2) Feedback is Immediate – To be in flow, you need immediate feedback to provide clarity on how well you are doing.
3) A Balance between Opportunity and Capacity – To create flow, it is critical for the task to both be within your abilities yet pushing your capabilities.  If the task is too difficult it will lead to anxiety.  Likewise, if too easy, it will lead to boredom.
4) Concentration Deepens – As we get further in flow, our concentration and focus deepens until the task is the only thing of which we are aware.  The distinctions between the task and self fade away.

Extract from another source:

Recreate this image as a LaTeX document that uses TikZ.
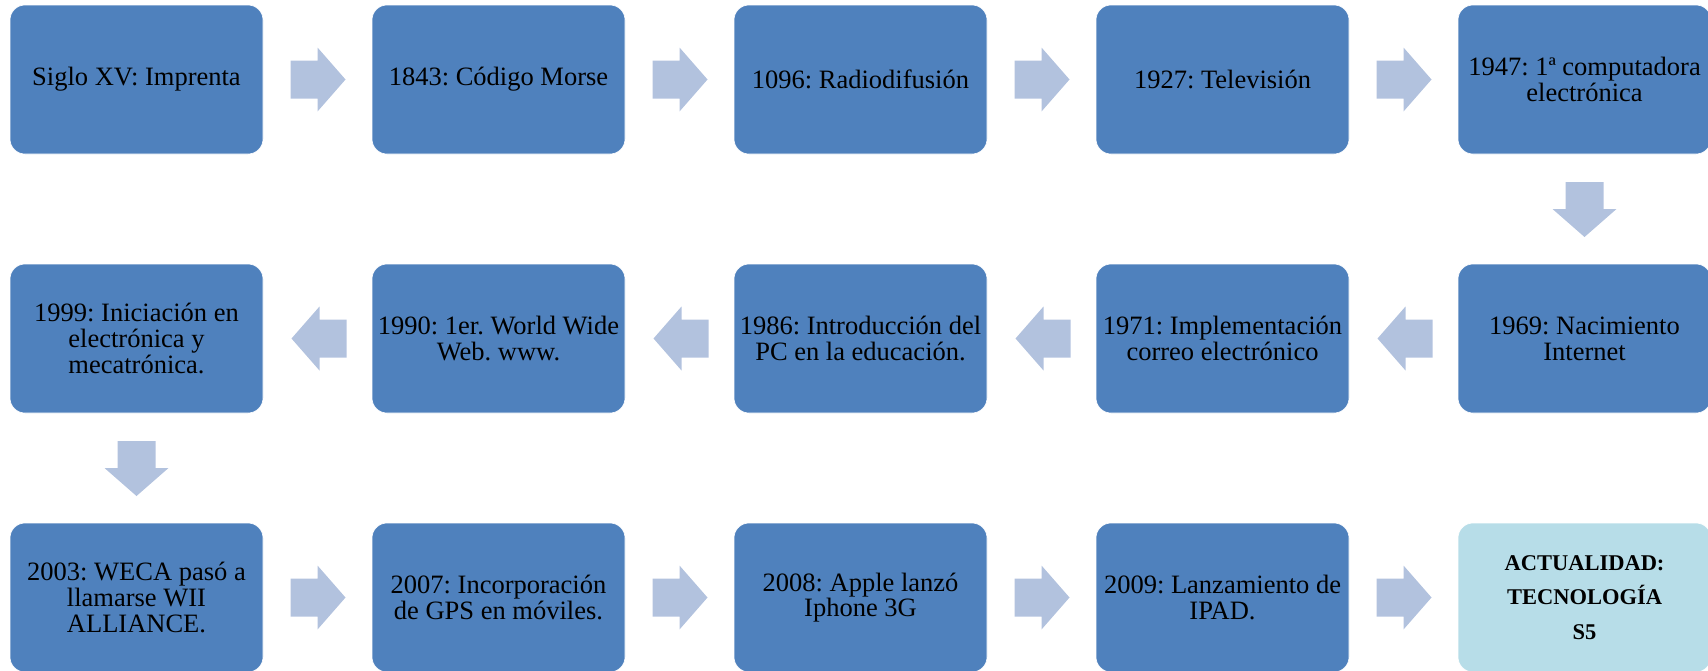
\documentclass[tikz,border=0pt]{standalone}
\usepackage{fontspec}
\setmainfont{Liberation Serif}
\usetikzlibrary{calc}
\definecolor{boxblue}{HTML}{4F81BD}
\definecolor{arrowblue}{HTML}{B2C2DE}
\definecolor{lastbox}{HTML}{B7DDE8}
\frenchspacing
\begin{document}
\begin{tikzpicture}[x=1pt,y=-1pt,
  stepbox/.style={rectangle, rounded corners=15pt, fill=boxblue, draw=white, line width=0.6pt,
    minimum width=253pt, minimum height=149pt, inner sep=0pt, align=center,
    font=\frenchspacing\fontsize{26.5}{25.8}\selectfont, text=black},
  finalbox/.style={stepbox, fill=lastbox, font=\frenchspacing\bfseries\fontsize{22.5}{34.5}\selectfont},
  blockarrow/.pic={\fill[arrowblue] (-27,-19) -- (0,-19) -- (0,-32) -- (28,0) -- (0,32) -- (0,19) -- (-27,19) -- cycle;}
]
\useasboundingbox (0,0) rectangle (1708,670);
% row 1
\node[stepbox] (a1) at (136.5,79.5) {Siglo XV: Imprenta};
\node[stepbox] (a2) at (498.5,79.5) {1843: Código Morse};
\node[stepbox] (a3) at (860.5,79.5) {1096: Radiodifusión};
\node[stepbox] (a4) at (1222.5,79.5) {1927: Televisión};
\node[stepbox] (a5) at (1584.5,79.5) {1947: 1ª computadora\\electrónica};
% row 2
\node[stepbox] (b5) at (1584.5,338.5) {1969: Nacimiento\\Internet};
\node[stepbox] (b4) at (1222.5,338.5) {1971: Implementación\\correo electrónico};
\node[stepbox] (b3) at (860.5,338.5) {1986: Introducción del\\PC en la educación.};
\node[stepbox] (b2) at (498.5,338.5) {1990: 1er. World Wide\\Web. www.};
\node[stepbox] (b1) at (136.5,338.5) {1999: Iniciación en\\electrónica y\\mecatrónica.};
% row 3
\node[stepbox] (c1) at (136.5,597.5) {2003: WECA pasó a\\llamarse WII\\ALLIANCE.};
\node[stepbox] (c2) at (498.5,597.5) {2007: Incorporación\\de GPS en móviles.};
\node[stepbox] (c3) at (860.5,597.5) {2008: Apple lanzó\\Iphone 3G};
\node[stepbox] (c4) at (1222.5,597.5) {2009: Lanzamiento de\\IPAD.};
\node[finalbox] (c5) at (1584.5,597.5) {ACTUALIDAD:\\TECNOLOGÍA\\S5};
% connectors
\pic at ($(a1.east)!0.5!(a2.west)$) {blockarrow};
\pic at ($(a2.east)!0.5!(a3.west)$) {blockarrow};
\pic at ($(a3.east)!0.5!(a4.west)$) {blockarrow};
\pic at ($(a4.east)!0.5!(a5.west)$) {blockarrow};
\pic[rotate=-90] at ($(a5.south)!0.5!(b5.north)$) {blockarrow};
\pic[rotate=180] at ($(b5.west)!0.5!(b4.east)+(2,0)$) {blockarrow};
\pic[rotate=180] at ($(b4.west)!0.5!(b3.east)+(2,0)$) {blockarrow};
\pic[rotate=180] at ($(b3.west)!0.5!(b2.east)+(2,0)$) {blockarrow};
\pic[rotate=180] at ($(b2.west)!0.5!(b1.east)+(2,0)$) {blockarrow};
\pic[rotate=-90] at ($(b1.south)!0.5!(c1.north)$) {blockarrow};
\pic at ($(c1.east)!0.5!(c2.west)$) {blockarrow};
\pic at ($(c2.east)!0.5!(c3.west)$) {blockarrow};
\pic at ($(c3.east)!0.5!(c4.west)$) {blockarrow};
\pic at ($(c4.east)!0.5!(c5.west)$) {blockarrow};
\end{tikzpicture}
\end{document}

5) The Present is What Matters – In flow, you become so involved in the task that all other issues and worries of life are no longer present in your being and thinking.
6) Control is No Problem – While in flow, you start to feel that you are in complete control of the situation and you can take its outcome wherever you desire.
7) The Sense of Time is Altered – In flow, you become so into a task that you lose track of time.  A common phenomena when coming out of flow is a wonder of what happened to the time.
8) The Loss of Ego – The deeper you get into flow, the more likely you are to lose your ego and become the task, unaware of your being.Plus 1:
The final aspect of flow, the Plus 1, is what Csikszentmihalyi called the autotelic (Auto=self, telos=goal) aspect.  In other words, in flow, you do the task for the sake of doing the task. As an example, a skier skis just for the sake of skiing, their joy comes simply from skiing.
When was the last time you were in flow? Look at the above list and find an activity where you experienced many of its conditions and you will know you were in flow.  Now, when was the last time you were in flow as a leader?